I am beginning to think that everything in life is about timing. And that we are all just shuffling around and waiting for things to begin to settle down. At least, that's how I feel. And when I was leaving yoga class yesterday and a woman asked me for directions, I initially didn't know the street she was asking for. But when she described it to me, I knew exactly where she should go. I even knew a short cut.

Tuesday, July 10, 2007

In a Backyard Somewhere in Charlottesville, Virginia

The fresh breeze detergent at your apartment doesn’t
even smell like a fresh breeze
I know because my friend once tried to put up
a clothes line in her backyard
One of those circular ones that spin in the wind
but she didn’t dig the hole deep enough
and it just collapsed under the weight
of her wet clothes
And they fell all over the ground
scattered like popped balloons
deflated and flat,
those little helicopter things stuck in the sleeves
Disappointed that even now the real thing
can’t exist
or never really existed to begin with.

Tuesday, July 3, 2007

I have a friend who when he travels makes lists of what he sees to remember for later...

Staying where you grow up. Kentucky vs. Virginia. Nashville trip. Ew Mf. NASHVILLE! Buying cowboy boots buy one get two free. Touristy yet welcoming. Where are you from? Upright base player and stomping our boots at two in the morning. Churchill Downs and betting on two horses. Missing routine. Reading. Too late at night phone conversations.
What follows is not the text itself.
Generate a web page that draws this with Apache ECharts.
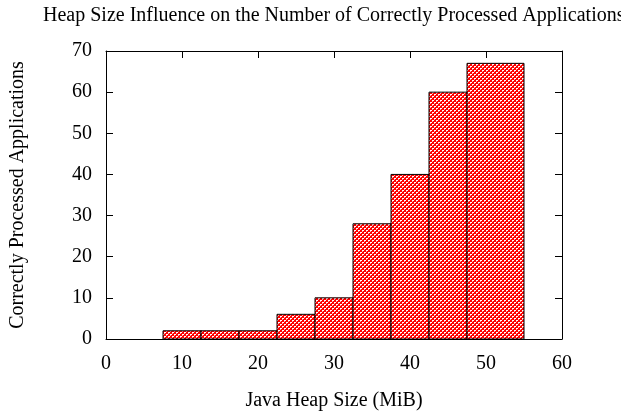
<!DOCTYPE html>
<html><head><meta charset="utf-8">
<script src="https://cdn.jsdelivr.net/npm/echarts@6/dist/echarts.min.js"></script>
<style>html,body{margin:0;padding:0;background:#fff}#c{width:621px;height:414px}</style>
</head><body><div id="c"></div>
<script>
var binStart = [7.5, 12.5, 17.5, 22.5, 27.5, 32.5, 37.5, 42.5, 47.5];
var binEnd   = [12.5, 17.5, 22.5, 27.5, 32.5, 37.5, 42.5, 47.5, 55];
var counts   = [2, 2, 2, 6, 10, 28, 40, 60, 67];
var xTicks = [0, 10, 20, 30, 40, 50, 60];
var yTicks = [0, 10, 20, 30, 40, 50, 60, 70];

var tile = document.createElement('canvas');
tile.width = 4; tile.height = 4;
var g = tile.getContext('2d');
g.fillStyle = '#ff0000'; g.fillRect(0,0,4,4);
g.fillStyle = '#ffffff';
[[0,0],[1,0],[2,2],[3,2]].forEach(function(p){g.fillRect(p[0],p[1],1,1);});
g.fillStyle = '#ffa8a8';
[[0,1],[2,3]].forEach(function(p){g.fillRect(p[0],p[1],1,1);});

var data = binStart.map(function(s,i){return [s, binEnd[i], counts[i]];});
var font = 'Liberation Serif';
var chart = echarts.init(document.getElementById('c'));
function axisCommon(o){
  o.axisLine = {show:true,onZero:false,lineStyle:{color:'#000',width:1}};
  o.axisTick = {show:true,inside:true,length:7,lineStyle:{color:'#000',width:1}};
  o.splitLine = {show:false};
  return o;
}
chart.setOption({
  animation:false,
  title:{text:'Heap Size Influence on the Number of Correctly Processed Applications',left:38,top:1,
    textStyle:{fontFamily:font,fontWeight:'normal',fontSize:20,color:'#000'}},
  grid:{left:106,right:59,top:51,bottom:75,outerBoundsMode:'none',containLabel:false},
  xAxis:[
    axisCommon({type:'value',min:0,max:60,interval:10,position:'bottom',
      name:'Java Heap Size (MiB)',nameLocation:'middle',nameGap:52,
      nameTextStyle:{fontFamily:font,fontSize:20,color:'#000'},
      axisLabel:{fontFamily:font,fontSize:20,color:'#000',margin:15,
        formatter:function(v){return xTicks.indexOf(v)>=0?String(v):'';}}}),
    axisCommon({type:'value',min:0,max:60,interval:10,position:'top',axisLabel:{show:false}})
  ],
  yAxis:[
    axisCommon({type:'value',min:0,max:70,interval:10,position:'left',
      name:'Correctly Processed Applications',nameLocation:'middle',nameGap:78,
      nameTextStyle:{fontFamily:font,fontSize:20,color:'#000'},
      axisLabel:{fontFamily:font,fontSize:20,color:'#000',margin:14,
        formatter:function(v){return yTicks.indexOf(v)>=0?String(v):'';}}}),
    axisCommon({type:'value',min:0,max:70,interval:10,position:'right',axisLabel:{show:false}})
  ],
  series:[{
    type:'custom',
    xAxisIndex:0,yAxisIndex:0,
    data:data,
    encode:{x:[0,1],y:2},
    renderItem:function(params,api){
      var p0 = api.coord([api.value(0), api.value(2)]);
      var p1 = api.coord([api.value(1), 0]);
      return {type:'rect',
        shape:{x:p0[0],y:p0[1],width:p1[0]-p0[0],height:p1[1]-p0[1]},
        style:{fill:{image:tile,repeat:'repeat'},stroke:'#000',lineWidth:1}};
    }
  }]
});
</script></body></html>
Drive to Boone through Knoxville and Johnson City, Tennessee. Missing at the airport. Green and trees. No real traffic. Counting state license plates. Alaska and California and Iowa. Feeling more like myself. Florida tourist drivers. Friends in a cabin off of 194. No open pool tables at Murphy's on a Monday afternoon. Neko Case and Dwight Yoakam. Black Cat burritos and PBR pitchers. Hanging out with my old college roommate and her husband. Cafe Portofino. More traffic. Feeling disconnected. Sleeping on a couch in Villas. Cool breeze through the window at night with trucks passing by. Waking up to a rescued kitten crying. Mel's Diner. A move to Charlotte. Upcoming plans. July 4th on Beech Mountain. Espresso News surrounded by the internet surrounded by mountains.